== Required task ==
Pictures stay out. Extract the lines below from the first one through the line with "x_range = [-0.3436, 9.1409]", both included.

===============

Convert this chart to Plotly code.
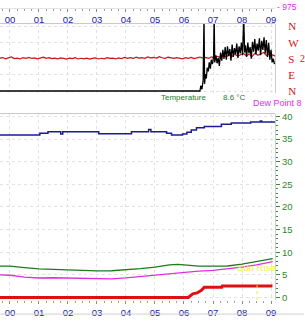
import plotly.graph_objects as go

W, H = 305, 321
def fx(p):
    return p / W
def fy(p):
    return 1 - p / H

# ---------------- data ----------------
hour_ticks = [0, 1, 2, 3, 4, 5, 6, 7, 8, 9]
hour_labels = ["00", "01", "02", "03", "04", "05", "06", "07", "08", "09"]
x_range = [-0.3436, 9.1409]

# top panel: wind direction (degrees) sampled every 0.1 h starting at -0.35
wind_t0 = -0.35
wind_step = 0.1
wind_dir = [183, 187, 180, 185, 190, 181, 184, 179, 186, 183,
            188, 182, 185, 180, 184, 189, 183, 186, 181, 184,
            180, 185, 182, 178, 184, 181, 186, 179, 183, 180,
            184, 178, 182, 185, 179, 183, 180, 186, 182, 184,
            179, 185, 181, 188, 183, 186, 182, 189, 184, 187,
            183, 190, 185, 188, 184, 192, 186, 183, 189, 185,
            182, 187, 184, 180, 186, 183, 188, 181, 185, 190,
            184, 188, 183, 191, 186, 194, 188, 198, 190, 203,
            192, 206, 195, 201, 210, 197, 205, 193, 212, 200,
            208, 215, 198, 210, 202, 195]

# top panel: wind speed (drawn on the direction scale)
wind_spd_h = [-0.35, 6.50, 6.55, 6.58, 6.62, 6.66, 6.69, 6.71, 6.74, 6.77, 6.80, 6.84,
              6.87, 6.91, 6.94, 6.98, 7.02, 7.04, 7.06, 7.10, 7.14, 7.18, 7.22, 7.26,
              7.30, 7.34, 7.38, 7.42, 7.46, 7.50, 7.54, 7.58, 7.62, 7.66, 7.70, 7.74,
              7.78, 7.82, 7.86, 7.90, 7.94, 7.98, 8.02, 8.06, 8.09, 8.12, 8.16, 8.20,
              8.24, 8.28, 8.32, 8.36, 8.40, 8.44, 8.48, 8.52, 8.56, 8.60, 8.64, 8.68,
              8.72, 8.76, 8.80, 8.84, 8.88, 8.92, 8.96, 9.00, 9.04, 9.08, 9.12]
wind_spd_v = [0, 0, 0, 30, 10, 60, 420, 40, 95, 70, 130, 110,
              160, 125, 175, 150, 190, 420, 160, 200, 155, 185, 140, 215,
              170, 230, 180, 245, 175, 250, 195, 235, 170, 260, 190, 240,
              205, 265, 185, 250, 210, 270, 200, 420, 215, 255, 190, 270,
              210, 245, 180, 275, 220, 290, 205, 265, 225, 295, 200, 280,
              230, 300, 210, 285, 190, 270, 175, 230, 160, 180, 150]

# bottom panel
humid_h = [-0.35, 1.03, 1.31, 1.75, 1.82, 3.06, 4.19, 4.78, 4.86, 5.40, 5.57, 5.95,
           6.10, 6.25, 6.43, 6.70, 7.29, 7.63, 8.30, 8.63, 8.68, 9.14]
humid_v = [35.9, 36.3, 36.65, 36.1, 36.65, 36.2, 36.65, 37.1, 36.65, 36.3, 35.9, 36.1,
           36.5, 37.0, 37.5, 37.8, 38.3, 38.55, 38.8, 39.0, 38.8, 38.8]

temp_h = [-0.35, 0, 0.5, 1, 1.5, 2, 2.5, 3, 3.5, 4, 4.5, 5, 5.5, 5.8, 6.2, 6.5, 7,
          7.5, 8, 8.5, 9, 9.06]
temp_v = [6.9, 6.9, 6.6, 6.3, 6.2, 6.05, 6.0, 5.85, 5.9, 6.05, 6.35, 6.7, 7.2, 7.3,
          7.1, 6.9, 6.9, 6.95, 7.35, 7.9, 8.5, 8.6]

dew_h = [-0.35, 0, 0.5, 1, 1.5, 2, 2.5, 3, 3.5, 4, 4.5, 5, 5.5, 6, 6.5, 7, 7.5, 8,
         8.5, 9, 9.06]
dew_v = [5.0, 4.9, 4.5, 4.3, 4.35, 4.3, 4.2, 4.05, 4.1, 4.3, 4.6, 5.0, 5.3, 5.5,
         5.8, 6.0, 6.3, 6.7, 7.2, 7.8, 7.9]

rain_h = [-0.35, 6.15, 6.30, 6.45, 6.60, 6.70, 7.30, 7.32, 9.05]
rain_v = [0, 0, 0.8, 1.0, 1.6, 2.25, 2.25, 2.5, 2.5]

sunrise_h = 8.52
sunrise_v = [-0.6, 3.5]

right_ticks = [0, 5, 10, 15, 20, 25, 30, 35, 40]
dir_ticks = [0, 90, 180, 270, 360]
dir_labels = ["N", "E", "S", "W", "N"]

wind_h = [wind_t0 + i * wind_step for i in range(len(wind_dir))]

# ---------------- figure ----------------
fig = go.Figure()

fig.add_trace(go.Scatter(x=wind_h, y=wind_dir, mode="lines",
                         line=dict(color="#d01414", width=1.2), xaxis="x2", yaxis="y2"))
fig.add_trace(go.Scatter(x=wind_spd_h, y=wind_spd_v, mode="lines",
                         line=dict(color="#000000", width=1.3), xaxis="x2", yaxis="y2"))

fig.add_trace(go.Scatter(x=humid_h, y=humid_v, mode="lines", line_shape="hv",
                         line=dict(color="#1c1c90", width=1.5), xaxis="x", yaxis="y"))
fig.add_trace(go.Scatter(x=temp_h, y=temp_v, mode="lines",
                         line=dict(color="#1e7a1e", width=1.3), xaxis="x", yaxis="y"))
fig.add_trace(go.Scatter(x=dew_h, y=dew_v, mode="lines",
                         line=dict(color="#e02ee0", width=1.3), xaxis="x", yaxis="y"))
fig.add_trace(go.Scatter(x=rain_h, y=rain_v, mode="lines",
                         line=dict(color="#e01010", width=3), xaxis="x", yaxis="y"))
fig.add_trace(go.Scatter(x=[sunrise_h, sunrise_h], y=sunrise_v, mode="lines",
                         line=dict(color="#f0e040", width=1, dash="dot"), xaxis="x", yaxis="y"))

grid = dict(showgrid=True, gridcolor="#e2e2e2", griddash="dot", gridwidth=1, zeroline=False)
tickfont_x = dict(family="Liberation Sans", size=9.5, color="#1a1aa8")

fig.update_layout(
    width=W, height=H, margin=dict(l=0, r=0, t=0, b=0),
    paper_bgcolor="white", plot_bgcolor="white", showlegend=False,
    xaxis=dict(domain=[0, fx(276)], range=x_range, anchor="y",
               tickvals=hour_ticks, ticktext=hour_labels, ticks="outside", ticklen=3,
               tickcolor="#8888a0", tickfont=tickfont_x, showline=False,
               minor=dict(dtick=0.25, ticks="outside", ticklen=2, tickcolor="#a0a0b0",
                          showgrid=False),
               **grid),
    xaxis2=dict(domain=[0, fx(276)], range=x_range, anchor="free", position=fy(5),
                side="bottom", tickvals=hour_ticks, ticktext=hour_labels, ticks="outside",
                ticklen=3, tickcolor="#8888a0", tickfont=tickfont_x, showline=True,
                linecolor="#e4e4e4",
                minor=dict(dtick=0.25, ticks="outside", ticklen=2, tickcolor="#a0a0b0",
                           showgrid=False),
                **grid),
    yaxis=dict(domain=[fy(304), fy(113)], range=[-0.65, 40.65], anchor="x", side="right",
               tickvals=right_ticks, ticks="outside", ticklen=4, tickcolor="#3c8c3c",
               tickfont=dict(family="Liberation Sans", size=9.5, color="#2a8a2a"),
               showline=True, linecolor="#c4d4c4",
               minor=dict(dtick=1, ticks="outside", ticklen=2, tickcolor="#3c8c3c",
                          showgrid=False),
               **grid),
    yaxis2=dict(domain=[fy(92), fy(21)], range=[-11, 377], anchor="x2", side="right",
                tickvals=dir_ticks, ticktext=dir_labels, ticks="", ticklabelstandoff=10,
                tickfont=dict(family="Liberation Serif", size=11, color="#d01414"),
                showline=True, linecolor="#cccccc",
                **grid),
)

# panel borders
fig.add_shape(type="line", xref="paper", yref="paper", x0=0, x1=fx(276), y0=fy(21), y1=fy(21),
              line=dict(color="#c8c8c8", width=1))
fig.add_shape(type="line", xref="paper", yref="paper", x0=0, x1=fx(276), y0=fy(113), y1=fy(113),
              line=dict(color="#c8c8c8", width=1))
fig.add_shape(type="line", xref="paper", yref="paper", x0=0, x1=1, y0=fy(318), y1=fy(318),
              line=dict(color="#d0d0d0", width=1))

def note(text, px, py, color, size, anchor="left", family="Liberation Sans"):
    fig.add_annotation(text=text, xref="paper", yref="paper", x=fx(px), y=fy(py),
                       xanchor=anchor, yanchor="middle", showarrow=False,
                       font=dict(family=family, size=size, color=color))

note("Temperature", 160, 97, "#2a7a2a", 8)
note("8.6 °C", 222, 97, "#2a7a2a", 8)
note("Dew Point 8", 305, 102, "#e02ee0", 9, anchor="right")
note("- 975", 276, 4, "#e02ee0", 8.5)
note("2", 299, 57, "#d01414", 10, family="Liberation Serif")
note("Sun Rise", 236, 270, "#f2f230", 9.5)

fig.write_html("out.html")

===============

== Written response ==
Convert this chart to Plotly code.
import plotly.graph_objects as go

W, H = 305, 321
def fx(p):
    return p / W
def fy(p):
    return 1 - p / H

# ---------------- data ----------------
hour_ticks = [0, 1, 2, 3, 4, 5, 6, 7, 8, 9]
hour_labels = ["00", "01", "02", "03", "04", "05", "06", "07", "08", "09"]
x_range = [-0.3436, 9.1409]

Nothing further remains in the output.